TASK DETAILS — Using the listing below, set down each line from the line containing "Clone this diagram in TikZ." through the line containing "font=\midsize] (desde) at", both ends included, exactly and with nothing added.

PROVIDED DATA —
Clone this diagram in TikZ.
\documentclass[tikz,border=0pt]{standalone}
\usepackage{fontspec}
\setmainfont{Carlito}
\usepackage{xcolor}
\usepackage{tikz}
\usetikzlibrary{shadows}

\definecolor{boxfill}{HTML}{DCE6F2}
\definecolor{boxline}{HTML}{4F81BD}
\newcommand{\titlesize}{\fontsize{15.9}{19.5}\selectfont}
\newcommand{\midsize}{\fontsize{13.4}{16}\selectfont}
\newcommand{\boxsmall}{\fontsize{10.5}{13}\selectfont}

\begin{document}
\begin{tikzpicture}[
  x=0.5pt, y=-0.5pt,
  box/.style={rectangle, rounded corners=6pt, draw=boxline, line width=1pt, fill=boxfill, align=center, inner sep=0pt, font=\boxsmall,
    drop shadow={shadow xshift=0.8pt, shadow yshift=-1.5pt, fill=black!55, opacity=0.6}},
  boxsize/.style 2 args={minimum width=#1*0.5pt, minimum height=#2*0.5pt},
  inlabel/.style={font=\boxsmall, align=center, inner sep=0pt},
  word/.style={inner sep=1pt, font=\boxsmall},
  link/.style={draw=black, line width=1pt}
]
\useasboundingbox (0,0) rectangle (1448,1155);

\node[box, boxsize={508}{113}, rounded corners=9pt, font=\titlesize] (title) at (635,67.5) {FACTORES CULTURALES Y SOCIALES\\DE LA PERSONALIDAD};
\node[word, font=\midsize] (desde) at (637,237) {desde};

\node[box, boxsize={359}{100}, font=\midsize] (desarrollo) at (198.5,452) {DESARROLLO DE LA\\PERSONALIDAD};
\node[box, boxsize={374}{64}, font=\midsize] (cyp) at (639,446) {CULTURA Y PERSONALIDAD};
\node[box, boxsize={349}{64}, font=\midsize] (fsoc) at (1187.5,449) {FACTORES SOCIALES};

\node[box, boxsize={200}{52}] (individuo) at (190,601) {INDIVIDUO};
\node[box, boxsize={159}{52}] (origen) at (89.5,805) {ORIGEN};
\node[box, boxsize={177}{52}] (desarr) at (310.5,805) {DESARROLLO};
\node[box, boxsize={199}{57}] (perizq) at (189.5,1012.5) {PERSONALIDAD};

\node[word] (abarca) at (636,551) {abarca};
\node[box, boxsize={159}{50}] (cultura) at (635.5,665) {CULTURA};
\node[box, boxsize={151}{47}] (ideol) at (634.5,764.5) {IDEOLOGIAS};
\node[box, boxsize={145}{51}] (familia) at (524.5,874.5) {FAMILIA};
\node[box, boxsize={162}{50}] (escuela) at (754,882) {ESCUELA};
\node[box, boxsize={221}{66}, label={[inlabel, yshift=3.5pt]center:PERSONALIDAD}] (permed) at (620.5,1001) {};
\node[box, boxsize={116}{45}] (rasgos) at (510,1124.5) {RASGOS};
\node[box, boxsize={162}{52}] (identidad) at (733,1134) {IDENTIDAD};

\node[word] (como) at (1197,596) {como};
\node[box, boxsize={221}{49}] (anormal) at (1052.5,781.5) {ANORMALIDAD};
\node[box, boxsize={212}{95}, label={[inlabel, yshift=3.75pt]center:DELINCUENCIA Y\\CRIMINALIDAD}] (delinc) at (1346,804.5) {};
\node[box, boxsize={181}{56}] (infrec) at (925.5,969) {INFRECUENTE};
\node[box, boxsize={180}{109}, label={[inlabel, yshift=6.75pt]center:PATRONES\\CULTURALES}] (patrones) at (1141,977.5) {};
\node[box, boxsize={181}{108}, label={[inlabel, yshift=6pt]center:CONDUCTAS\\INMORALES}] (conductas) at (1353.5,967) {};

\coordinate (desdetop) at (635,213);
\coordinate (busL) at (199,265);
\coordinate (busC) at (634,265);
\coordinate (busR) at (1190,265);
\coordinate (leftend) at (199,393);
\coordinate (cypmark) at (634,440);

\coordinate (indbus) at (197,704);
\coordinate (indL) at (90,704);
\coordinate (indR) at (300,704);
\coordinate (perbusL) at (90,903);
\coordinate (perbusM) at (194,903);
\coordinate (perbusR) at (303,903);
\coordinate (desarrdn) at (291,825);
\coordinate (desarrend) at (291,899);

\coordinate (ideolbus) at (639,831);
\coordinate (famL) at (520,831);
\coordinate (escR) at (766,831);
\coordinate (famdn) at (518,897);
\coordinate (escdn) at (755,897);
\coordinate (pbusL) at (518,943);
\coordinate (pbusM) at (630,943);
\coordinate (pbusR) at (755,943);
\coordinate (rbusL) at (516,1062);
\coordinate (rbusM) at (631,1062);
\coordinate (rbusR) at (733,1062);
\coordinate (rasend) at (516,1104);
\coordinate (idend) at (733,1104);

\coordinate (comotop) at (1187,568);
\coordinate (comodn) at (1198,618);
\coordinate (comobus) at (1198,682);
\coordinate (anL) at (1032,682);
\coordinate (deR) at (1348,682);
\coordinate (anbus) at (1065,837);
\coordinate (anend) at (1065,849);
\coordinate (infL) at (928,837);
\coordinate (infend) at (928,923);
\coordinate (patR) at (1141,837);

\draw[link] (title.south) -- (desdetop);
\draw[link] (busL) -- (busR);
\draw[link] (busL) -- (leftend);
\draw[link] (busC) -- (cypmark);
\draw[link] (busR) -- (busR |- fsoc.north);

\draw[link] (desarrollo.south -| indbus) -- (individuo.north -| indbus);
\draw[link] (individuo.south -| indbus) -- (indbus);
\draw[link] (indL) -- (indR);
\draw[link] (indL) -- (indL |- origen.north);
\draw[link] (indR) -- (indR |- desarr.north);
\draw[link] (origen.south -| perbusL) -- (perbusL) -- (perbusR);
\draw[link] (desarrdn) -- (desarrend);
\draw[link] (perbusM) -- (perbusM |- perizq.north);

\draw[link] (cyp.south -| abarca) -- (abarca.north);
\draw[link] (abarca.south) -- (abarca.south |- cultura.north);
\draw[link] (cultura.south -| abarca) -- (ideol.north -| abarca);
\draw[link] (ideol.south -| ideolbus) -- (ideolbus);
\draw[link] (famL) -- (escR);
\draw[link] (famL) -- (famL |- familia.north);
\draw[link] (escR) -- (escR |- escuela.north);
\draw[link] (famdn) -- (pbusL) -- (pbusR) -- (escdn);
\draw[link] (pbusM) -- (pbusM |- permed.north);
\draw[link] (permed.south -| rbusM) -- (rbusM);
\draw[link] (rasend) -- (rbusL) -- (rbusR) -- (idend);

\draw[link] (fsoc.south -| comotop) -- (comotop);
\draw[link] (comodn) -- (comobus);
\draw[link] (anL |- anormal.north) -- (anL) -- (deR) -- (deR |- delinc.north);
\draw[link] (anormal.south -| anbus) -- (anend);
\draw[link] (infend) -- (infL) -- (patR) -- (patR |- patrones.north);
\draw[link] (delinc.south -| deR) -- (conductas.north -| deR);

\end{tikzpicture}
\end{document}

--

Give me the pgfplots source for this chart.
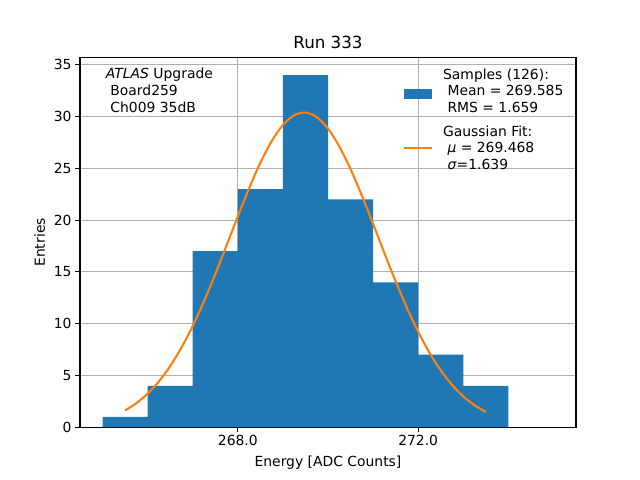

RESULT —
Clone this diagram in TikZ.
\documentclass[tikz,border=0pt]{standalone}
\usepackage{fontspec}
\setmainfont{Carlito}
\usepackage{xcolor}
\usepackage{tikz}
\usetikzlibrary{shadows}

\definecolor{boxfill}{HTML}{DCE6F2}
\definecolor{boxline}{HTML}{4F81BD}
\newcommand{\titlesize}{\fontsize{15.9}{19.5}\selectfont}
\newcommand{\midsize}{\fontsize{13.4}{16}\selectfont}
\newcommand{\boxsmall}{\fontsize{10.5}{13}\selectfont}

\begin{document}
\begin{tikzpicture}[
  x=0.5pt, y=-0.5pt,
  box/.style={rectangle, rounded corners=6pt, draw=boxline, line width=1pt, fill=boxfill, align=center, inner sep=0pt, font=\boxsmall,
    drop shadow={shadow xshift=0.8pt, shadow yshift=-1.5pt, fill=black!55, opacity=0.6}},
  boxsize/.style 2 args={minimum width=#1*0.5pt, minimum height=#2*0.5pt},
  inlabel/.style={font=\boxsmall, align=center, inner sep=0pt},
  word/.style={inner sep=1pt, font=\boxsmall},
  link/.style={draw=black, line width=1pt}
]
\useasboundingbox (0,0) rectangle (1448,1155);

\node[box, boxsize={508}{113}, rounded corners=9pt, font=\titlesize] (title) at (635,67.5) {FACTORES CULTURALES Y SOCIALES\\DE LA PERSONALIDAD};
\node[word, font=\midsize] (desde) at (637,237) {desde};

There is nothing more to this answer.